Typically, courts review a retirement plan administrator’s denial of benefit claims de novo, unless the plan documents *612invest the plan administrator with discretionary authority to determine benefit eligibility or to construe the terms of the plan, in which instance the plan administrator’s decision is examined under the deferential “arbitrary and capricious” standard. Firestone Tire & Rubber Co. v. Bruch, 489 U.S. 101, 111-15, 109 S.Ct. 948, 103 L.Ed.2d 80 (1989); Sanford v. Harvard Indus., Inc., 262 F.3d 590, 595 (6th Cir.2001). The Allegiance Corporation Retirement Plan document, § 9.2, bestowed “complete and unfettered discretion” upon the administrative committee to construe plan terms and define the rights and benefits of plan participants. However, the district court resolved that Allegiance had waived that contention by neglecting to assert it prior to the entry of judgment against it. Accordingly, the district judge examined the denial of the Former Employees’ claims de novo.2 See Nester, 162 F.Supp.2d at 906.

Furthermore, because the question of ERISA pre-emption of state law claims is one of law, it also is assessed de novo. Crabbs v. Copperweld Tubing Products Co., 114 F.3d 85, 89 (6th Cir.1997). Generally, ERISA broadly precludes any state law cause of action which relates to any employee benefit plan. See 29 U.S.C. § 1144(a); Rush Prudential HMO, Inc. v. Moran, 536 U.S. 355, 122 S.Ct. 2151, 2158, 153 L.Ed.2d 375 (2002). Specifically, any juridical complaint for recovery of any benefits allegedly due to the plaintiff under an employee benefit plan is strictly, and exclusively, governed by ERISA jurisprudence. Gordon v. Barnes Pumps, Inc., 999 F.2d 133, 137 (6th Cir.1993); Fisher v. Combustion Engineering, Inc., 976 F.2d 293, 296-97 (6th Cir.1992).

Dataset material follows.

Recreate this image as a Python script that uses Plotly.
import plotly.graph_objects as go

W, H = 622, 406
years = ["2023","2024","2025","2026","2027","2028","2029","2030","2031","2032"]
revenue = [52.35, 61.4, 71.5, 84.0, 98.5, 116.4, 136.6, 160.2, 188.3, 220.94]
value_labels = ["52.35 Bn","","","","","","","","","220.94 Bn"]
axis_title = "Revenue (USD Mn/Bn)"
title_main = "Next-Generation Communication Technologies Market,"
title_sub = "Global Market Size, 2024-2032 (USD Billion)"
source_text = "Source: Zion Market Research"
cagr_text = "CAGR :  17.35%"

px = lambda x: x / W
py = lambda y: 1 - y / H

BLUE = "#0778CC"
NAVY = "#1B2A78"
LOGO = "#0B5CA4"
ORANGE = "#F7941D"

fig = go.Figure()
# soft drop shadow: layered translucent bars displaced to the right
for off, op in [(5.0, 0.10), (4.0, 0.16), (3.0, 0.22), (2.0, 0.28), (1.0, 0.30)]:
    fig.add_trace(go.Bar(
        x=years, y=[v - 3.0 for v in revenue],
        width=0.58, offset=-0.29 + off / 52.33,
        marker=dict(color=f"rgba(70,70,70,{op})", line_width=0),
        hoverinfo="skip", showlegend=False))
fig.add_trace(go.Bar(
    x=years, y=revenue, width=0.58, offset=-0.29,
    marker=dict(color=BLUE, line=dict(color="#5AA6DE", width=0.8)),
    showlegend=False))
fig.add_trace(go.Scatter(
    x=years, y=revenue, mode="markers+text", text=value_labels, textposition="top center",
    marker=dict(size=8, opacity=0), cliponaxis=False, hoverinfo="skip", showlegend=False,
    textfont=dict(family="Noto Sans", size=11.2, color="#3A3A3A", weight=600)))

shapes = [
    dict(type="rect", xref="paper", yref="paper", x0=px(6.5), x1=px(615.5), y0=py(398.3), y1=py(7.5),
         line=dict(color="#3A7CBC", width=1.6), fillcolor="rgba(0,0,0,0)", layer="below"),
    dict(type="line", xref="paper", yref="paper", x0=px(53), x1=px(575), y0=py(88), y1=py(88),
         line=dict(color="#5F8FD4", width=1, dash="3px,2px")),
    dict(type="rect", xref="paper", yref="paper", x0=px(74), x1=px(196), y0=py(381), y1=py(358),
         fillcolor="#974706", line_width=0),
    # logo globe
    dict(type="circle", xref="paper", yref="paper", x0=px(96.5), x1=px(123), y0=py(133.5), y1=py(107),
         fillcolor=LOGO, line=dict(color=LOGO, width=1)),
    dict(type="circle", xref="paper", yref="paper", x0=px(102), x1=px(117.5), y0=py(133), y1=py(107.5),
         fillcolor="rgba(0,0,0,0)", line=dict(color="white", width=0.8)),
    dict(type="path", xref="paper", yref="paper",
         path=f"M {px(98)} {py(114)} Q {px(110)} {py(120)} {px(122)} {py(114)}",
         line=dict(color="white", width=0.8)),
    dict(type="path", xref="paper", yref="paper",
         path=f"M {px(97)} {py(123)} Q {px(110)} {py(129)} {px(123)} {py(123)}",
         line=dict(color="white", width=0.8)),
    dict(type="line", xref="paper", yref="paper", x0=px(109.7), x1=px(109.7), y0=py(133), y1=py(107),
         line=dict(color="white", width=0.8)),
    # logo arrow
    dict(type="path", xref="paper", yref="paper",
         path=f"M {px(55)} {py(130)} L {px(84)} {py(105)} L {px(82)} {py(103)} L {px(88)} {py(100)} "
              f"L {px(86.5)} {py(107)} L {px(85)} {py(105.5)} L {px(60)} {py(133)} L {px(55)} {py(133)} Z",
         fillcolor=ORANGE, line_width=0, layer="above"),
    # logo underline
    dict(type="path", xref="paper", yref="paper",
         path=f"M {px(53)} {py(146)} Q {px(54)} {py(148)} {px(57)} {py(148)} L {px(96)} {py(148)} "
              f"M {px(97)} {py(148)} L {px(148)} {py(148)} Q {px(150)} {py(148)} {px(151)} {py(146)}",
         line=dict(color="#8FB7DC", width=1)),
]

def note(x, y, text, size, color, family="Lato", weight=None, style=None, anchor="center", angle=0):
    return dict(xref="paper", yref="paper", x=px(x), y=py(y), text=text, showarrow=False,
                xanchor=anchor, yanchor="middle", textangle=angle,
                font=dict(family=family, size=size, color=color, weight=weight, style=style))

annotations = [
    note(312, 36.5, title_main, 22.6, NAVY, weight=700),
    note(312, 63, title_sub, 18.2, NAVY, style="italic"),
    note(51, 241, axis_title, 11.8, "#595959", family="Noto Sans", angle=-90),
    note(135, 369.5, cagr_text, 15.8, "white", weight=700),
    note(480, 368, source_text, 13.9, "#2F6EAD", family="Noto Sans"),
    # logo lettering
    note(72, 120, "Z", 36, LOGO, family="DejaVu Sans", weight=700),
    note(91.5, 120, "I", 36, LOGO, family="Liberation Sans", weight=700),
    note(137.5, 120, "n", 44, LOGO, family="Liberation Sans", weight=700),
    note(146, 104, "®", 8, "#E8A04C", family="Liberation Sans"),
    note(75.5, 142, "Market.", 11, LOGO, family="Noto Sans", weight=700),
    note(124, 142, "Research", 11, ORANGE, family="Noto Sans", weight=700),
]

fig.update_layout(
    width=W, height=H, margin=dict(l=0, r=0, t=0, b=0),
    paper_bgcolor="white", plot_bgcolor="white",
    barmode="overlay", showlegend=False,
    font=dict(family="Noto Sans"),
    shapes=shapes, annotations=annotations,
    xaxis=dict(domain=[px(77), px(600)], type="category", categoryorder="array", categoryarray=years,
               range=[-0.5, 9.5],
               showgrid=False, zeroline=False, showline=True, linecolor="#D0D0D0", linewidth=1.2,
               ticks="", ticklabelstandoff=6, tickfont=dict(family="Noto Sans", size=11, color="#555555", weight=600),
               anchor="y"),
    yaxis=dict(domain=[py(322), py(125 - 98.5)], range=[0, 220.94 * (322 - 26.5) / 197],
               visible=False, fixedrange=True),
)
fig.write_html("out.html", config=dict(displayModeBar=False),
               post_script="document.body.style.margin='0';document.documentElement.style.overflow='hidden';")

In the case instanter, the district court concluded that (1) the subject plan documents did not entitle the Former Employees to the claimed unpaid transition contributions, and therefore the plaintiffs had not proved their claims under ERISA jurisprudence; and (2) no Ohio contract law claim for the disputed transition benefits was cognizable, because the plaintiffs’ claims for those pension benefits is controlled entirely by ERISA jurisprudence. Nester v. Allegiance Healthcare Corp., 162 F.Supp.2d 901 (S.D.Ohio 2001). This reviewing court, following careful study and consideration of the district court’s well-reasoned opinion and judgment for the defendant, the briefs and arguments of counsel, the materials included in the parties’ joint appendix, and the controlling legal authorities, has, upon de novo examination, identified no reversible error of fact or law in the district judge’s resolution of the plaintiffs claims. Accordingly, the district court’s April 18, 2001 ruling is adopted as the decision of this reviewing court.

Because each of the plaintiffs’ assignments of error was misconceived, final judgment for the defendant is AFFIRMED.

. Under the Allegiance Corporation Retirement Plan document, § 9.1, the Allegiance plan administrator was a committee composed of at least three persons.

. If a plan fiduciary's determination passes the highly demanding de novo judicial review standard, then a fortiori it also satisfies the far less rigorous demands of the deferential "arbitrary and capricious” review standard.